Problem description:
Nothing outside the lines from the one containing "Recreate this image as a single-file" down to the one containing "const greenErrDown = [0,0,0];" belongs in the copy; print that span exactly, both ends included, with pictures removed.

Materials provided:
»»

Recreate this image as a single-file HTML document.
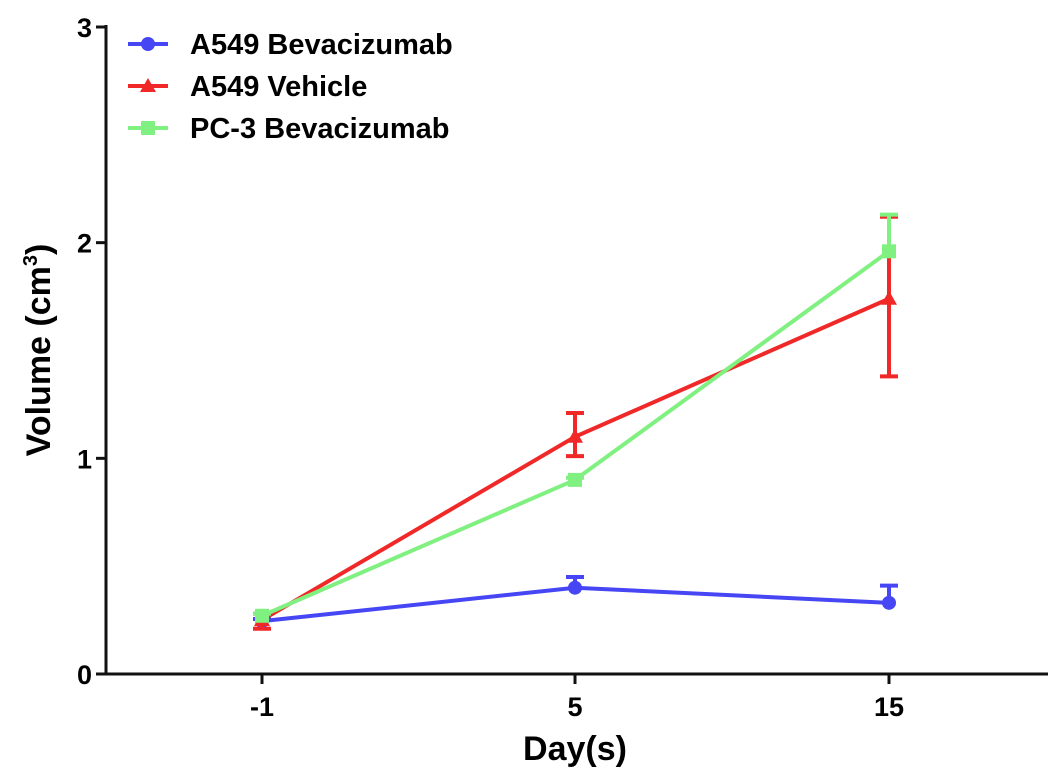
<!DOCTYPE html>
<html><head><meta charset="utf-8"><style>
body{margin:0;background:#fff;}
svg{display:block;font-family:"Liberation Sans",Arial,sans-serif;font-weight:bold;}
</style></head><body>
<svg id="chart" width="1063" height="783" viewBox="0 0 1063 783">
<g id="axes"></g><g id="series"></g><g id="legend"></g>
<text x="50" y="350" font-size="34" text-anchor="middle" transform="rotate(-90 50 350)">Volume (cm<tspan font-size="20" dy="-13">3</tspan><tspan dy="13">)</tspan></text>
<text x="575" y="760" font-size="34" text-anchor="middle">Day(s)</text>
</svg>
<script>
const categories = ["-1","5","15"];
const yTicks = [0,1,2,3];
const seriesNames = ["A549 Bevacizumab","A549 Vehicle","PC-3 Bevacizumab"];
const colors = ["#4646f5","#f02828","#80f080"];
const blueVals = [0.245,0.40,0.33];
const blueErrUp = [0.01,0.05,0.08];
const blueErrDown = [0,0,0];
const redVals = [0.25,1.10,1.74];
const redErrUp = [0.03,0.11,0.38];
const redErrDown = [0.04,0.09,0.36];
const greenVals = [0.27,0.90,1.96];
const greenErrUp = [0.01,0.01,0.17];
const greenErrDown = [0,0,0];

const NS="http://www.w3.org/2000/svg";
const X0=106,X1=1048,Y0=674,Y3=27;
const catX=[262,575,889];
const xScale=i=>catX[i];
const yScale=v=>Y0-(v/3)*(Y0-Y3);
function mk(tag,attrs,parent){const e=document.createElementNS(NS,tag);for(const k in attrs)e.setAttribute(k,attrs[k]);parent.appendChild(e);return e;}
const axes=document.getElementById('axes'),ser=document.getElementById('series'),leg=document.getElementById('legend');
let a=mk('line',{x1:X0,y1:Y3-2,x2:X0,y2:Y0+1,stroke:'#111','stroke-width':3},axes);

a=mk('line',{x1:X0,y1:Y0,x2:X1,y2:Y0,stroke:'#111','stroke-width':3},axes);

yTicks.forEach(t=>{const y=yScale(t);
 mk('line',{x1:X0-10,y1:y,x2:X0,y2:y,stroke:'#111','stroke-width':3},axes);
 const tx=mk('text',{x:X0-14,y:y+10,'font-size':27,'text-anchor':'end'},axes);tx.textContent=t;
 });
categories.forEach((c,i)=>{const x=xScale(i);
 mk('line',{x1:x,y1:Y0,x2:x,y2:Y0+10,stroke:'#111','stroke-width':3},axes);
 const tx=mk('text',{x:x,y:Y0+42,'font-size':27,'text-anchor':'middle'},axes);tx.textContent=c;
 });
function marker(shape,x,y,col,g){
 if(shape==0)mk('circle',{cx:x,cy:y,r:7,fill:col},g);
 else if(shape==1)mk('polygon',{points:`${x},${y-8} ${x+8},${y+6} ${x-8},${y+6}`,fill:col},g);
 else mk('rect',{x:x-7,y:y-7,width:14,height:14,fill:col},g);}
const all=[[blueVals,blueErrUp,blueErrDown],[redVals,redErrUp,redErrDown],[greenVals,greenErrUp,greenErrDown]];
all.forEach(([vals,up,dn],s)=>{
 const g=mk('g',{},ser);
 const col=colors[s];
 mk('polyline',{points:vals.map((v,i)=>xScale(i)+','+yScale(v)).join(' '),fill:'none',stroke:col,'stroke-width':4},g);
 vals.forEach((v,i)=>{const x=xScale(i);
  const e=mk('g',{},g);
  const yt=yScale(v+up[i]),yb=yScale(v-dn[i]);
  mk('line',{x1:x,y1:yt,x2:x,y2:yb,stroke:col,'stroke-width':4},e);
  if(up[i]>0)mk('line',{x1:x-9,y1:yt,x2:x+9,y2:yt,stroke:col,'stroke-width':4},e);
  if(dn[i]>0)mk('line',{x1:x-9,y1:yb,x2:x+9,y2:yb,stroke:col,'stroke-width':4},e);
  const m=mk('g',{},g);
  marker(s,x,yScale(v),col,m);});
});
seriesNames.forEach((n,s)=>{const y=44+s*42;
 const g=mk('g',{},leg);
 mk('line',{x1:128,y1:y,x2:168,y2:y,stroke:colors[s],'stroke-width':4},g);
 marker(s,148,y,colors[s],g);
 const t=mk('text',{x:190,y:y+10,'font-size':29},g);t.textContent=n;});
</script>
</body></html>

««
»»

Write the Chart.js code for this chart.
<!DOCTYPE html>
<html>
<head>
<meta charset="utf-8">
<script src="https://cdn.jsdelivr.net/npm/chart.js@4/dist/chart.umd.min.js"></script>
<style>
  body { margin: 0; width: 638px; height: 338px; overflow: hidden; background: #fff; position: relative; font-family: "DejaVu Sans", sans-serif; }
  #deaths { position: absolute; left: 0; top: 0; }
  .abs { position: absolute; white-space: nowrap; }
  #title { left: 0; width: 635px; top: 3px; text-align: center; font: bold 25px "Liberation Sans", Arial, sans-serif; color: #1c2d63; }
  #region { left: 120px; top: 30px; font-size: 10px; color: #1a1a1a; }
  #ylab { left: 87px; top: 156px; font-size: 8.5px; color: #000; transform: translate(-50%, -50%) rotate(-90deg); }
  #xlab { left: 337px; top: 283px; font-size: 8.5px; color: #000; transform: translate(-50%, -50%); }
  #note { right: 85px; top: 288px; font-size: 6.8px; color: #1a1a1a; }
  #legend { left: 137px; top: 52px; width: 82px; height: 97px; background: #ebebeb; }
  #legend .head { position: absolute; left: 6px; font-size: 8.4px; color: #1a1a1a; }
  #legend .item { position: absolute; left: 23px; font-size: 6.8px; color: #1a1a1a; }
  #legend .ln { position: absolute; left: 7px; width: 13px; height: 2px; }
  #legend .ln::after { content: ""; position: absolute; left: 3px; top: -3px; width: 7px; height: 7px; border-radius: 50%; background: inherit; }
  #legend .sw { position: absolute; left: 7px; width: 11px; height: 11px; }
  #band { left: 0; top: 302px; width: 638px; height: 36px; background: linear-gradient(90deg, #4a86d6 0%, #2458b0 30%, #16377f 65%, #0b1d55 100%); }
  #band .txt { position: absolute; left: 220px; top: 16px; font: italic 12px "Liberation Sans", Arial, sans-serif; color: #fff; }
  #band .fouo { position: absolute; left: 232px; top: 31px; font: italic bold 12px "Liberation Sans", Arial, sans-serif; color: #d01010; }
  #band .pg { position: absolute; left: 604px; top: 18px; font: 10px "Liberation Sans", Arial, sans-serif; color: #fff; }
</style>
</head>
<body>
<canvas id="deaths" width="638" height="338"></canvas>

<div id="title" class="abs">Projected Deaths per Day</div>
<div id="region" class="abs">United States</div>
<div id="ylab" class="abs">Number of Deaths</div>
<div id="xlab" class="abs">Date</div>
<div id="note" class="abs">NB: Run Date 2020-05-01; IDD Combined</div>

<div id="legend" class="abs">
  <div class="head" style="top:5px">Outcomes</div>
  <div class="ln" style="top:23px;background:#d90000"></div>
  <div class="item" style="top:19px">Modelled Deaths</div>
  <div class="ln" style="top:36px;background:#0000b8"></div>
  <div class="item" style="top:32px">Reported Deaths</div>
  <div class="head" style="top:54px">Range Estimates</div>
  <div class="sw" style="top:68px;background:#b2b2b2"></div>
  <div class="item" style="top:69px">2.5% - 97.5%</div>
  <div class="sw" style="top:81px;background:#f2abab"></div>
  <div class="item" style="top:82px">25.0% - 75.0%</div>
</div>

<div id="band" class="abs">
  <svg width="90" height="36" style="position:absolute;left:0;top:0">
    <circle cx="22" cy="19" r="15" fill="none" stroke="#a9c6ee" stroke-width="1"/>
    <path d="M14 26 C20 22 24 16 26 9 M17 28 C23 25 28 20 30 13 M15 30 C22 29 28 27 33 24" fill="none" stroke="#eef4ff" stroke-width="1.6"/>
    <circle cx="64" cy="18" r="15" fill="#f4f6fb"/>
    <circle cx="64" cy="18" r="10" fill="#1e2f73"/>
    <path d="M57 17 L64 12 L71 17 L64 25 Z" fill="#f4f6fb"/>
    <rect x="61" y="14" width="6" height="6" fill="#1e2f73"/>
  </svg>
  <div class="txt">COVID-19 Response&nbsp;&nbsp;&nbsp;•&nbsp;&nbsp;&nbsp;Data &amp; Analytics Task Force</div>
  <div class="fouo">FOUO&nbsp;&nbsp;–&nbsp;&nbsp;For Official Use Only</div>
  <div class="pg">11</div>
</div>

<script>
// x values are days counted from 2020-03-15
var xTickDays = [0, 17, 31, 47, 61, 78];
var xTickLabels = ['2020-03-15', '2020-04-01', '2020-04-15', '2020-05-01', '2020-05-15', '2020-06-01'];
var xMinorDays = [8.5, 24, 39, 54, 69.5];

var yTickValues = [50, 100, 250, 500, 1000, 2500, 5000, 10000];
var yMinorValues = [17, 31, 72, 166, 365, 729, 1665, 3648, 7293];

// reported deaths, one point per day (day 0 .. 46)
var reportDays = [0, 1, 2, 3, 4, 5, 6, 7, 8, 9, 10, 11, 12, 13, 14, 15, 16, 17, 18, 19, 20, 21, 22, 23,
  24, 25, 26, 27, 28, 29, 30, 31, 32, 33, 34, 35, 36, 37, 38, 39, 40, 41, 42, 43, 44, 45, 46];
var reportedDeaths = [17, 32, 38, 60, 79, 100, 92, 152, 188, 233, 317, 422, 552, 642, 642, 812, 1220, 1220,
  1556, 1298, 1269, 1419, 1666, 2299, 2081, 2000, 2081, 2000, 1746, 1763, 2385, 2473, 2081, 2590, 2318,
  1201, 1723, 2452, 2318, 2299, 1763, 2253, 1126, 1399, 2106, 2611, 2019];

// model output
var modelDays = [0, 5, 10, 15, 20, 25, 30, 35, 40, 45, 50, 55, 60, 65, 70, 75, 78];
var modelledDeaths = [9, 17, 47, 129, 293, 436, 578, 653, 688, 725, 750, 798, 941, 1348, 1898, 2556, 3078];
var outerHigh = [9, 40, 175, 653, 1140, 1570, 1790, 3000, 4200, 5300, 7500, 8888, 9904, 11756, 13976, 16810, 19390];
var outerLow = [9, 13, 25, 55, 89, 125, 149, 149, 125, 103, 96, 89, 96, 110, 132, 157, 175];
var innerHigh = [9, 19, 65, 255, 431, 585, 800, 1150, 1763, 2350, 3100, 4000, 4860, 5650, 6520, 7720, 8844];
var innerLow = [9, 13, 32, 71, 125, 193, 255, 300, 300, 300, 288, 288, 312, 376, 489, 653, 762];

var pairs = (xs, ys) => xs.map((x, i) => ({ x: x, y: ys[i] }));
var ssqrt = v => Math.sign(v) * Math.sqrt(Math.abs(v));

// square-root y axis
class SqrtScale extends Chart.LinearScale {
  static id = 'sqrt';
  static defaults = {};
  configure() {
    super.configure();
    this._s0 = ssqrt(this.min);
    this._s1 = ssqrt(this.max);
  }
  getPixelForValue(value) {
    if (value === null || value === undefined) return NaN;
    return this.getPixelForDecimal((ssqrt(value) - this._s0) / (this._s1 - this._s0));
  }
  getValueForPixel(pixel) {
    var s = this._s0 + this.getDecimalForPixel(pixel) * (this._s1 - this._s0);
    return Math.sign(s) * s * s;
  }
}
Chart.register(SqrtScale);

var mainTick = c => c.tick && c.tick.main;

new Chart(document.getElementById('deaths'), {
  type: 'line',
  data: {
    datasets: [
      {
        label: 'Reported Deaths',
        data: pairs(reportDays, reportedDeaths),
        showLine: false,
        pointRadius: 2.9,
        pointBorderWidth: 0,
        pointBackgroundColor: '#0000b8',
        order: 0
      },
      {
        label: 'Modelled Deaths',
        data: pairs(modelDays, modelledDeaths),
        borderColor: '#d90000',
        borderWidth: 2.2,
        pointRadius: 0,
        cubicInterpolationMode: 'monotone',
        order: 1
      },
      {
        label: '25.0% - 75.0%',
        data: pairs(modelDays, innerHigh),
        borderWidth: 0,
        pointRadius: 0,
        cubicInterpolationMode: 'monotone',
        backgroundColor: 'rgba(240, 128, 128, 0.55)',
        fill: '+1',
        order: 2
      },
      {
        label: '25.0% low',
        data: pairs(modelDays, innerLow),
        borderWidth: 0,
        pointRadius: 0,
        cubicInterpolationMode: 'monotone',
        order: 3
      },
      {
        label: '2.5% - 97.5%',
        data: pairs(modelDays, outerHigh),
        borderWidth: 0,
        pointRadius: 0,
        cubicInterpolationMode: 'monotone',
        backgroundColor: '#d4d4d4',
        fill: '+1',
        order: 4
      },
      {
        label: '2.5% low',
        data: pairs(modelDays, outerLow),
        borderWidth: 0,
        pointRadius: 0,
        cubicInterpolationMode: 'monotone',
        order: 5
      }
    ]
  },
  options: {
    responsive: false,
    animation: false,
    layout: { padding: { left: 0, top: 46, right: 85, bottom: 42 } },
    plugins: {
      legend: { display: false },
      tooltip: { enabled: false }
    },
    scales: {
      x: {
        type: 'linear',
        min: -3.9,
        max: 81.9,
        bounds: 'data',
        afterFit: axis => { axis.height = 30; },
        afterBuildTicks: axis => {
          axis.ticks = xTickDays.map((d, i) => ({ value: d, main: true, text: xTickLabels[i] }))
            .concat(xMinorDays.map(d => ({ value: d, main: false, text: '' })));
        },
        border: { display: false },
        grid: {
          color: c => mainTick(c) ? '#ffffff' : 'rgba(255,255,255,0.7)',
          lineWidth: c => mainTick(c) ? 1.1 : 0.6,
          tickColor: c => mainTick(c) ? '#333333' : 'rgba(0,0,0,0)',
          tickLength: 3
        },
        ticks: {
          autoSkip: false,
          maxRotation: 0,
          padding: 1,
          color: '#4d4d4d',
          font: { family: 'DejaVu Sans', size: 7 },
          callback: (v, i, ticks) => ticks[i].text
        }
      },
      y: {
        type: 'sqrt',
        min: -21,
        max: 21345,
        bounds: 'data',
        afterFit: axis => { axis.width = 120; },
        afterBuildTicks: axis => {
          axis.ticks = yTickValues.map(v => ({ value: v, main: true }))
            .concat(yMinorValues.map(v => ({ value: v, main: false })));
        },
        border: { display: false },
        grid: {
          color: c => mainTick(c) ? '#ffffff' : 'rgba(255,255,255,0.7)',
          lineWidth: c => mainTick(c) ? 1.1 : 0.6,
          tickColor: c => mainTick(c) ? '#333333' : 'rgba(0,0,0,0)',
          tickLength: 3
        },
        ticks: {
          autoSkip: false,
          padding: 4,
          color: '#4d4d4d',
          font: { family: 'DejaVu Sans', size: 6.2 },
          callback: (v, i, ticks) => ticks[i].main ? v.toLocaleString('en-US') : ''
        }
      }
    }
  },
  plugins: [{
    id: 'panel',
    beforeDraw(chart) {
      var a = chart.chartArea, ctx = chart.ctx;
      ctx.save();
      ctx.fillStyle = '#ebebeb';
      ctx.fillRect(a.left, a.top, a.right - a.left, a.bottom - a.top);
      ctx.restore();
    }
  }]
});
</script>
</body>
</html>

««
»»

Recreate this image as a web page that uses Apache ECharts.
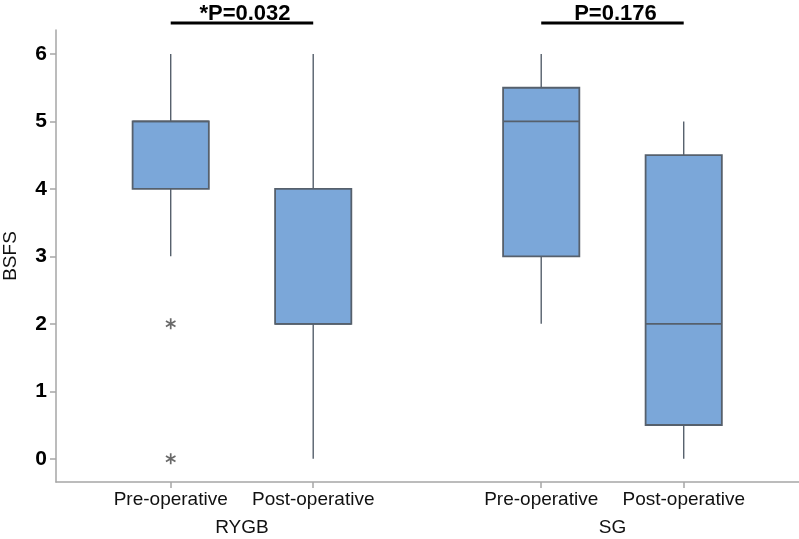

««

Task response:
Recreate this image as a single-file HTML document.
<!DOCTYPE html>
<html><head><meta charset="utf-8"><style>
body{margin:0;background:#fff;}
svg{display:block;font-family:"Liberation Sans",Arial,sans-serif;font-weight:bold;}
</style></head><body>
<svg id="chart" width="1063" height="783" viewBox="0 0 1063 783">
<g id="axes"></g><g id="series"></g><g id="legend"></g>
<text x="50" y="350" font-size="34" text-anchor="middle" transform="rotate(-90 50 350)">Volume (cm<tspan font-size="20" dy="-13">3</tspan><tspan dy="13">)</tspan></text>
<text x="575" y="760" font-size="34" text-anchor="middle">Day(s)</text>
</svg>
<script>
const categories = ["-1","5","15"];
const yTicks = [0,1,2,3];
const seriesNames = ["A549 Bevacizumab","A549 Vehicle","PC-3 Bevacizumab"];
const colors = ["#4646f5","#f02828","#80f080"];
const blueVals = [0.245,0.40,0.33];
const blueErrUp = [0.01,0.05,0.08];
const blueErrDown = [0,0,0];
const redVals = [0.25,1.10,1.74];
const redErrUp = [0.03,0.11,0.38];
const redErrDown = [0.04,0.09,0.36];
const greenVals = [0.27,0.90,1.96];
const greenErrUp = [0.01,0.01,0.17];
const greenErrDown = [0,0,0];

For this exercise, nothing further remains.